● **Given exercise**
From the records below, print only the part that opens with the line containing "Reproduce this chart" and closes with the line containing "const RAD = Math.PI / 180;"; omit the pictures.
··· Extracted information
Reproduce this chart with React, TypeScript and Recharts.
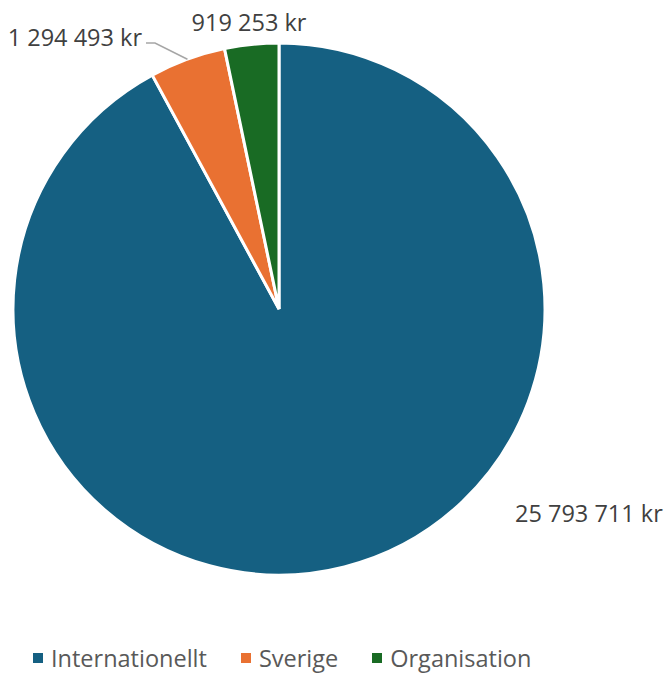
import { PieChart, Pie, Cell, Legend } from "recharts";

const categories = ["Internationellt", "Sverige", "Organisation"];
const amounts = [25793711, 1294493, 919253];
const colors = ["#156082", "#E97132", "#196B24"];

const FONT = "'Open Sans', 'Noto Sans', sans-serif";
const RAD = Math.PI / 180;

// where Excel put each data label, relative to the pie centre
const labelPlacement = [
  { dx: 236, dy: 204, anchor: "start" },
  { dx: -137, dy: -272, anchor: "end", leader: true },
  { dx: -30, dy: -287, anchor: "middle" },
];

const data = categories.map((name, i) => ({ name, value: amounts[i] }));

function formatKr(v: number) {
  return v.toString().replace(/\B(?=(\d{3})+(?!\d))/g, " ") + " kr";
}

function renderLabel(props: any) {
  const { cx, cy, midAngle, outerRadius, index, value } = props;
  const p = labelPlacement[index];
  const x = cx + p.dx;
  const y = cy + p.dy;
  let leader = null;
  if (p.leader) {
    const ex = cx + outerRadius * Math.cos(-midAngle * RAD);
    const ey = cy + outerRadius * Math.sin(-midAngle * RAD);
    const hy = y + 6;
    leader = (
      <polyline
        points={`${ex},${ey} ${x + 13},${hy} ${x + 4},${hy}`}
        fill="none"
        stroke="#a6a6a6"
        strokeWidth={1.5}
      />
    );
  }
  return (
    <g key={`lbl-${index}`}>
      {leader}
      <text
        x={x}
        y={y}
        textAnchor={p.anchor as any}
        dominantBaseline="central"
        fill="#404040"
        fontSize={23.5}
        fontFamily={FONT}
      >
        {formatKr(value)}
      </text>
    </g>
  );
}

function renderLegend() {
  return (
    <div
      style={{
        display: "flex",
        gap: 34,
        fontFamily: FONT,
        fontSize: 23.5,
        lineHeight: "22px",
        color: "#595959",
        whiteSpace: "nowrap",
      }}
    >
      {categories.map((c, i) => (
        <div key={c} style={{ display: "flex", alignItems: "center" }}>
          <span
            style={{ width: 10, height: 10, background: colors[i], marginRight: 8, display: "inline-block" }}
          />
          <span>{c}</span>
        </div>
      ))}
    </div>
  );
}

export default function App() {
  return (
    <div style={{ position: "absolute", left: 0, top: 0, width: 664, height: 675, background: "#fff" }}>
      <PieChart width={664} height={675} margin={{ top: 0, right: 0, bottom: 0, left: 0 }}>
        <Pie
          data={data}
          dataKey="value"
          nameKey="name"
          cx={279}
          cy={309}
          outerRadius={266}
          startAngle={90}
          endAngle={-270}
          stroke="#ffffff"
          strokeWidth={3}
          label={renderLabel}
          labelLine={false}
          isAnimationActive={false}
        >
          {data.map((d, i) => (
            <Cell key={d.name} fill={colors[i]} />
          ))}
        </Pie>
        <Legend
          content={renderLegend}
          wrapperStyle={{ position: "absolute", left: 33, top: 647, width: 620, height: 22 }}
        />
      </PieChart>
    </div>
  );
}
······
··· Extracted information
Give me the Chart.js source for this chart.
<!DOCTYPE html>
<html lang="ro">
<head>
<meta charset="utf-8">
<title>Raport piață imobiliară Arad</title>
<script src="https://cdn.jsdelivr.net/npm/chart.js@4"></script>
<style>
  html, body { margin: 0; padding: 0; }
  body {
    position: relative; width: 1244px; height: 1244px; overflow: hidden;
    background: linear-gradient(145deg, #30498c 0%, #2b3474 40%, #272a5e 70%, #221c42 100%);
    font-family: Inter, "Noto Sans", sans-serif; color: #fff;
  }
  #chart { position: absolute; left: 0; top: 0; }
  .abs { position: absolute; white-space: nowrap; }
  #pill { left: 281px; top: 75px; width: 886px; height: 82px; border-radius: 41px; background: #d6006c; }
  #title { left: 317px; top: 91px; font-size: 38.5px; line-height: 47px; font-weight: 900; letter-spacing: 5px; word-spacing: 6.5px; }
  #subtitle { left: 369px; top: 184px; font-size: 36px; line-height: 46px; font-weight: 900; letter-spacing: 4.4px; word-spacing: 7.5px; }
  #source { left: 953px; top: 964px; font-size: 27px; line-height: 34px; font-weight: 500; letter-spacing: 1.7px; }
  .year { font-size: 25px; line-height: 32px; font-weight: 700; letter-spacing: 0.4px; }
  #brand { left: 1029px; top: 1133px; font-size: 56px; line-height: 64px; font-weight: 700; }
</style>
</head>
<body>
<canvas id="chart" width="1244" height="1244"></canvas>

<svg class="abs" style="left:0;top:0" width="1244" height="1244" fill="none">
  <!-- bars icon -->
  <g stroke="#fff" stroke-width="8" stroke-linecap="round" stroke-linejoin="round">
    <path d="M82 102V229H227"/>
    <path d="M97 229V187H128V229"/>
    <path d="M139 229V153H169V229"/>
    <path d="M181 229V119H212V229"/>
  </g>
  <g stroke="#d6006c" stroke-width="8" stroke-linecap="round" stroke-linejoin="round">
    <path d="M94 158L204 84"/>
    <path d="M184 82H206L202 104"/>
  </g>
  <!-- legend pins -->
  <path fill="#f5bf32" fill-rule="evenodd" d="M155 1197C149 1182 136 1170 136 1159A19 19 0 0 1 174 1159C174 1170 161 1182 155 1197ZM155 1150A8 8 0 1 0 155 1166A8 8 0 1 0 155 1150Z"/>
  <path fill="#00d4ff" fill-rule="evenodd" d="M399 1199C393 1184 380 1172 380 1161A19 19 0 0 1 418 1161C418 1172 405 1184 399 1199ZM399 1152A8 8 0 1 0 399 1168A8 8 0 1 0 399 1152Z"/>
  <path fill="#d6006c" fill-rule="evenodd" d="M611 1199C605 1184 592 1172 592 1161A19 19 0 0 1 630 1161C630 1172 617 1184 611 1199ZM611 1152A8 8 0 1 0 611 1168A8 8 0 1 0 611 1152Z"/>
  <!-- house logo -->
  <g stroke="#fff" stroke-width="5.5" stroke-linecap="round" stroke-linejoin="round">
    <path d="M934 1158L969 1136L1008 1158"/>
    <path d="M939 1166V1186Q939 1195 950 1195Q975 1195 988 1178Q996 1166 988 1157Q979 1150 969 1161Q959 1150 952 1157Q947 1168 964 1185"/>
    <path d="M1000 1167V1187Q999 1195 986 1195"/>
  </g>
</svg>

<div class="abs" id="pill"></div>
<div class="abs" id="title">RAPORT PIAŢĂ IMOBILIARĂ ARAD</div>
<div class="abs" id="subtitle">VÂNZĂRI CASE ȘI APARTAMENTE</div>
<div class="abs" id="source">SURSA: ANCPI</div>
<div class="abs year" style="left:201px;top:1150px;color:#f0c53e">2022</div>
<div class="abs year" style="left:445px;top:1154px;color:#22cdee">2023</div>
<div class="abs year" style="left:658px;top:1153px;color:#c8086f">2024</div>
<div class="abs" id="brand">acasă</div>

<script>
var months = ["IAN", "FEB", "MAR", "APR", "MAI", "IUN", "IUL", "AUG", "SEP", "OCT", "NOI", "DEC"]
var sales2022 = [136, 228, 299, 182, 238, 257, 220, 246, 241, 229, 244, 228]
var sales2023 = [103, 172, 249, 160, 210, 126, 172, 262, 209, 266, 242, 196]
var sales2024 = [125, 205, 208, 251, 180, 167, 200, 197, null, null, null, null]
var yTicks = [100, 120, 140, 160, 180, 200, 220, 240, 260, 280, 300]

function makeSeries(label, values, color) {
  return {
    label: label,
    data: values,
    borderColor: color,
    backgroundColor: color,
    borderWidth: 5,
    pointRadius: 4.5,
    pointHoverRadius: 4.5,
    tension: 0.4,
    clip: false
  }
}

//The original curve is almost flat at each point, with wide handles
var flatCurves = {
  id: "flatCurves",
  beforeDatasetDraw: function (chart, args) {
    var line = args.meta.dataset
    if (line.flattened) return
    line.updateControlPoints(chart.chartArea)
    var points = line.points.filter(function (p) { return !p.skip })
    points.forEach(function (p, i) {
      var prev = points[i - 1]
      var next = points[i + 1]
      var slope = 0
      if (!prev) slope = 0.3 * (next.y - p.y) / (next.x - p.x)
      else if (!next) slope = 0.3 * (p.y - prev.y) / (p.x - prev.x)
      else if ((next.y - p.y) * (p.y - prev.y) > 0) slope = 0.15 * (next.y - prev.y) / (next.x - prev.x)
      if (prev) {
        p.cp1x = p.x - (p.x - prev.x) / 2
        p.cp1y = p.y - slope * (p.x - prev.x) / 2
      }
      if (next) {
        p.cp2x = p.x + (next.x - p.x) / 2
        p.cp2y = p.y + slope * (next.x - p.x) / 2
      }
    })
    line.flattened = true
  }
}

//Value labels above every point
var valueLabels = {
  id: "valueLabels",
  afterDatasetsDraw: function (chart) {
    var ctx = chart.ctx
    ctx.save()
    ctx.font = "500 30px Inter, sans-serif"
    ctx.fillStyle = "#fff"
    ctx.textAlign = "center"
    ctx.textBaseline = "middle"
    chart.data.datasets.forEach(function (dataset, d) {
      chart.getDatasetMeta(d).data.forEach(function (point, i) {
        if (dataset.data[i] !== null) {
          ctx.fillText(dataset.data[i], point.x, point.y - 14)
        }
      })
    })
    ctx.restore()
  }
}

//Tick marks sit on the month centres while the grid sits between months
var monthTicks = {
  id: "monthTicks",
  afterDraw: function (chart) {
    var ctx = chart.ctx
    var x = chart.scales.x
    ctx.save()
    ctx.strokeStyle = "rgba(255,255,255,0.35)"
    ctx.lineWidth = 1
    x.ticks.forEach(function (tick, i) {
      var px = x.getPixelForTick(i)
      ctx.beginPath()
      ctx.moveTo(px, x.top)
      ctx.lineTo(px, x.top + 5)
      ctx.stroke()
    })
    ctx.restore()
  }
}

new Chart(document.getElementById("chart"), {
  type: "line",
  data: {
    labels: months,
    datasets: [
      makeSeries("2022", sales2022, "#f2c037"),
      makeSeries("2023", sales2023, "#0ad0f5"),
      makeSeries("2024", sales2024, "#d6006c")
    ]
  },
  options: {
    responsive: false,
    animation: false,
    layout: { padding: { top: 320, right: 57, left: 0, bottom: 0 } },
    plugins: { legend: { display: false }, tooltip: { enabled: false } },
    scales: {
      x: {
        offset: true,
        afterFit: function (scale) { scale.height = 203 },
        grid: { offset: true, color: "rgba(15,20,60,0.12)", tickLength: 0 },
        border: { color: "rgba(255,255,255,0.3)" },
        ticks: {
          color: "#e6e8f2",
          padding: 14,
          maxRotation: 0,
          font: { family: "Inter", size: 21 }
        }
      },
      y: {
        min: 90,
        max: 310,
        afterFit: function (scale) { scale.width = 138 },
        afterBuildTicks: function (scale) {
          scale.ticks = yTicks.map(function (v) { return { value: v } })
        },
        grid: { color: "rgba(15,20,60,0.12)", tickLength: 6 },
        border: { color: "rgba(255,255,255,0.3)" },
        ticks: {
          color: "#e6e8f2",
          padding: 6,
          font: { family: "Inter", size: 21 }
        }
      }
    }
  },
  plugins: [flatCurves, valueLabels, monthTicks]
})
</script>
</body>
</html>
······
··· Extracted information
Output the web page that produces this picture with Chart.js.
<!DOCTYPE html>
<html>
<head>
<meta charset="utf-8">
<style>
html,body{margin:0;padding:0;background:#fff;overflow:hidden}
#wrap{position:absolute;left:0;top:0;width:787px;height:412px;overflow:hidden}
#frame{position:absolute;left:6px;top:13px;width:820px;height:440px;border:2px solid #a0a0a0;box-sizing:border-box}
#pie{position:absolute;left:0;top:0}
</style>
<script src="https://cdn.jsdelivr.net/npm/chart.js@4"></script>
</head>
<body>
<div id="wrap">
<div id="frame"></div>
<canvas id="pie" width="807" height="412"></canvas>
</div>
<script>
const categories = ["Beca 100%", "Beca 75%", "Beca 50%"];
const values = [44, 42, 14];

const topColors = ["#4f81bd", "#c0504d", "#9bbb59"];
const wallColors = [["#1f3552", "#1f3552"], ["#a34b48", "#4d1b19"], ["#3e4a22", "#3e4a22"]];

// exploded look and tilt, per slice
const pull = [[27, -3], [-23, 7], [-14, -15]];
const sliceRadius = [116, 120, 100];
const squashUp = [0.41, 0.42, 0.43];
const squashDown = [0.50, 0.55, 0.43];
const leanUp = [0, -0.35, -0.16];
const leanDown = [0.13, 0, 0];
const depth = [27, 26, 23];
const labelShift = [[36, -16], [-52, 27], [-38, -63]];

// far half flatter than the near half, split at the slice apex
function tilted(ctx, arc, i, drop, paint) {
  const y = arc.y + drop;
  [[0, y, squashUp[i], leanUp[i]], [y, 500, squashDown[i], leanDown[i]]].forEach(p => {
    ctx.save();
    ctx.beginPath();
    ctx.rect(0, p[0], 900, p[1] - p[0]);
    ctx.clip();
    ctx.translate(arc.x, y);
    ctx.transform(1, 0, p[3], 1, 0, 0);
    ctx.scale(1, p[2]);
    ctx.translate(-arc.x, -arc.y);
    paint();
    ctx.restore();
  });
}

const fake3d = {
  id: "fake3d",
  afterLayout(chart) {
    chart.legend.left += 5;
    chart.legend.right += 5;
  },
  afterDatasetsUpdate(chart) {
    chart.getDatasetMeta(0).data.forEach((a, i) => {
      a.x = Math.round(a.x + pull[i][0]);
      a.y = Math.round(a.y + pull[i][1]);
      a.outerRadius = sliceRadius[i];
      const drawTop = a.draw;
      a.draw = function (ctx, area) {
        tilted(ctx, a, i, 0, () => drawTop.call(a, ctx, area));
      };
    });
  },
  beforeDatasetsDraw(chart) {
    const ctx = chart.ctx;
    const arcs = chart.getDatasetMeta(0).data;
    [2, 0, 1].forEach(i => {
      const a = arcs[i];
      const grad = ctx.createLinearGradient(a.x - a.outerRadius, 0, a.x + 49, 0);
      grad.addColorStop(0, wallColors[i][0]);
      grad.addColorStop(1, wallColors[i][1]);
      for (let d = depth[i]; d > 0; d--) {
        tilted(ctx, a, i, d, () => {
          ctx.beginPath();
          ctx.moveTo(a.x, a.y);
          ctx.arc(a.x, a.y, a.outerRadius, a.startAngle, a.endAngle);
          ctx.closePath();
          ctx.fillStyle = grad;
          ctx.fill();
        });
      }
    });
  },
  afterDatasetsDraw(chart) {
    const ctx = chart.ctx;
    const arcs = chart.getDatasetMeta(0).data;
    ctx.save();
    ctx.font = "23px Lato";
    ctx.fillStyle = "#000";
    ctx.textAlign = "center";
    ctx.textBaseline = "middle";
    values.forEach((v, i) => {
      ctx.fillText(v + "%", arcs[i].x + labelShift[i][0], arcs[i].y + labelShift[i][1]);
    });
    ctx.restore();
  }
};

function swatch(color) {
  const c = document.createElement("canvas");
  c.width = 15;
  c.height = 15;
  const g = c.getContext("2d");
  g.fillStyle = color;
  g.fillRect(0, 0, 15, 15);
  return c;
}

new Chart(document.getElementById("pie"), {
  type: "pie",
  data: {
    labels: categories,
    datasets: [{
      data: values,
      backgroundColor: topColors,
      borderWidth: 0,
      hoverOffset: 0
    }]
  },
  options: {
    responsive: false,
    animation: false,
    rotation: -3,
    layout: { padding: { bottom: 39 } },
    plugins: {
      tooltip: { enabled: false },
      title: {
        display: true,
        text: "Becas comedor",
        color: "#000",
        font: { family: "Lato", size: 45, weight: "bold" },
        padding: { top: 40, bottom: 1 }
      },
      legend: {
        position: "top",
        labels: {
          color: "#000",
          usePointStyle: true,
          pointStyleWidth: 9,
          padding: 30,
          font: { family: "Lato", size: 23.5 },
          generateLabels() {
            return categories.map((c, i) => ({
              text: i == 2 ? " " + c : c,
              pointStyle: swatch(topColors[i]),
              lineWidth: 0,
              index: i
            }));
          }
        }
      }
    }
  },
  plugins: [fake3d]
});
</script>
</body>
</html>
······
● **Finished task**
Reproduce this chart with React, TypeScript and Recharts.
import { PieChart, Pie, Cell, Legend } from "recharts";

const categories = ["Internationellt", "Sverige", "Organisation"];
const amounts = [25793711, 1294493, 919253];
const colors = ["#156082", "#E97132", "#196B24"];

const FONT = "'Open Sans', 'Noto Sans', sans-serif";
const RAD = Math.PI / 180;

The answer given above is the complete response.